The Foudroyante line comes in five different variants, each with about 3 dial colours. The RRPs are listed below.
Foudroyante-Felix Date (auto) 42 mm A11FD € 7.350,00
Foudroyante-Felix Date (manual) 42 mm A11MFD € 7.050,00
Foudroyante (auto) 42 mm A11F € 6.850,00
Foudroyante (manual) 42 mm A11MF € 6.550,00
Foudroyante-Felix (manual) 38,5 mm A11MF € 6.550,00
For the time being, Habring² does not have retailers in all major cities, especially in Asia. For those who are struggling to find a retailer, do consider dropping them an email directly ([email protected]) to find out more.
In our older review, we have compared it to Jaeger-LeCoultre Duomètre and I would think that continues to be the only similar comparison for a running foudroyante complication. If we look at jumping seconds, or deadbeat seconds, complication on it’s own, we could consider Jaeger-LeCoultre’s Geophysic True Second, which is used to retail at about USD9,050 for the steel variant.
Habring² is an intimate, down-to-earth independent couple watch brand.
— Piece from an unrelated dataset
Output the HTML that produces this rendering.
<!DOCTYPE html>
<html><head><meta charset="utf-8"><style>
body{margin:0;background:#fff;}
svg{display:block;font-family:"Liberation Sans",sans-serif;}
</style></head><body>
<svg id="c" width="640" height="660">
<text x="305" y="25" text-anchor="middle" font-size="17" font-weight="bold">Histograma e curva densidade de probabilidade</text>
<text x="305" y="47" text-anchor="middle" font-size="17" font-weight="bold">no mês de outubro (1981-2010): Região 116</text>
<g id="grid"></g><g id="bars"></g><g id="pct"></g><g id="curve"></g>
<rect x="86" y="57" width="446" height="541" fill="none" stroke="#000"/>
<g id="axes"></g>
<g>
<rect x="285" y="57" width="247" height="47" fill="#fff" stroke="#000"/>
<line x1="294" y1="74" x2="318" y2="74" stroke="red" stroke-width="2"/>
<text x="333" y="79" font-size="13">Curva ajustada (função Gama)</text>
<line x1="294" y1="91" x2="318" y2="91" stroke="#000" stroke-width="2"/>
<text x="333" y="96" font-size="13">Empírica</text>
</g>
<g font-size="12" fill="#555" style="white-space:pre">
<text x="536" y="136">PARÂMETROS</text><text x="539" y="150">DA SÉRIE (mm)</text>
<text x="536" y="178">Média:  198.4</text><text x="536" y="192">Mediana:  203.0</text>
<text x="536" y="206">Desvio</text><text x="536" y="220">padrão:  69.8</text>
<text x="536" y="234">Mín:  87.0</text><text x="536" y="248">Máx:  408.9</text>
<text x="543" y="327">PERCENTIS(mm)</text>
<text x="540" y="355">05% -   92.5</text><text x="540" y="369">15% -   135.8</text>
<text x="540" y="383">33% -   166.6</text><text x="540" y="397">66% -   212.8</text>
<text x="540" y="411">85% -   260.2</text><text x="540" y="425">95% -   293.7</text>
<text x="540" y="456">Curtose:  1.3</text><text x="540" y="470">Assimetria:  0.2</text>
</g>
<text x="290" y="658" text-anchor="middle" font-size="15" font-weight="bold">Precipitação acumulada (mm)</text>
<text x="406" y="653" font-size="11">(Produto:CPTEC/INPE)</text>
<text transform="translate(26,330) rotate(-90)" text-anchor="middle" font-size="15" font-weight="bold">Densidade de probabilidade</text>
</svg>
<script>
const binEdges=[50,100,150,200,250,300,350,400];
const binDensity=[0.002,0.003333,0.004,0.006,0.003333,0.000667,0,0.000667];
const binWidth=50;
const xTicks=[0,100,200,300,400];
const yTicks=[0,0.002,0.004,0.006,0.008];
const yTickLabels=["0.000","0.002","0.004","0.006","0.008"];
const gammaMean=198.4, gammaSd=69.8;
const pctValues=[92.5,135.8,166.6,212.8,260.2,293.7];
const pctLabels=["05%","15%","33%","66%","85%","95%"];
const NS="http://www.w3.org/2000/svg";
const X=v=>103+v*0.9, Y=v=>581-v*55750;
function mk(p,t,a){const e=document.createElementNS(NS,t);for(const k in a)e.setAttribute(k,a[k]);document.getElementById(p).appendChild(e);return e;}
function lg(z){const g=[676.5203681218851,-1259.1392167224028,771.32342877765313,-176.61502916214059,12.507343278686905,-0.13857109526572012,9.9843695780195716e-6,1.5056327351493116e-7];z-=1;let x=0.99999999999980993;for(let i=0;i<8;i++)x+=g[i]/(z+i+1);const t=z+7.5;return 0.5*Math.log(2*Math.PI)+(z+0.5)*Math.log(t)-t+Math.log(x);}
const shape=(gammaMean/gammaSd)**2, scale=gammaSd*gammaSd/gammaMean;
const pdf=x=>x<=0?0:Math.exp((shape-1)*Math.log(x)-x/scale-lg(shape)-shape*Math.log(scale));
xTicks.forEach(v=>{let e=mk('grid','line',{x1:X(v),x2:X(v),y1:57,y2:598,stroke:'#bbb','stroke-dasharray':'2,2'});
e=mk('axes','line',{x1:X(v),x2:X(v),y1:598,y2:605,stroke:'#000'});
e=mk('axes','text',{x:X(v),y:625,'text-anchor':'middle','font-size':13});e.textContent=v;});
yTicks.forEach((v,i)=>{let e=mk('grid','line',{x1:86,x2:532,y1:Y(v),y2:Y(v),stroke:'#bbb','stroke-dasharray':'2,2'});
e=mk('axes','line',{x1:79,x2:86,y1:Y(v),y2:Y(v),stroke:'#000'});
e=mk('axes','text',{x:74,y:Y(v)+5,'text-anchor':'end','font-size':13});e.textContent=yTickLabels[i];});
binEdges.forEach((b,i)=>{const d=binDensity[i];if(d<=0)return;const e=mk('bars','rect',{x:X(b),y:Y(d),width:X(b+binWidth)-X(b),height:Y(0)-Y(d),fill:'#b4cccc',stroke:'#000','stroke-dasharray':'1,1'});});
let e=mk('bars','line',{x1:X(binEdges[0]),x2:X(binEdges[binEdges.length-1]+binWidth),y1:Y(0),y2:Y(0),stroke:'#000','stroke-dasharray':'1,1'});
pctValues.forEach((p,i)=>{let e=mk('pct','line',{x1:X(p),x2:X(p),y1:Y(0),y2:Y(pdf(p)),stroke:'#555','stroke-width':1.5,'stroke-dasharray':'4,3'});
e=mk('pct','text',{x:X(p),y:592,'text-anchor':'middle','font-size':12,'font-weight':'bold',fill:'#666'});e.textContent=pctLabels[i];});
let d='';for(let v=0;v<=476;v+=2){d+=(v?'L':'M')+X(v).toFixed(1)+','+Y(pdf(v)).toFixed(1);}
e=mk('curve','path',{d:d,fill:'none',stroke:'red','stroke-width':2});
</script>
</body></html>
We are a big fan of theirs, and have raved about their products on Deployant, and now we know that their customer service is top notch. In the recent environment of brands aggressively inflating their retail prices, Habring²’s modest pricing is almost hard to believe.
It may be argued that a foudroyante and jumping second complications are functionally useless, but there’s no arguing that they are very cool complications. And hence, would recommend this Foudroyante Felix in salmon dial without hesitation to all our readers.
The Habring² Foudroyante Felix in Salmon was photographed in our studio with the Leica SL2-S and the APO-Macro-Elmarit-TL 60 mm f/2.8 ASPH. Profoto strobes. The watch in its delivery box was photographed with the Fujifilm GFX 50S with GF50mmF3.5 R LM WR, under available light.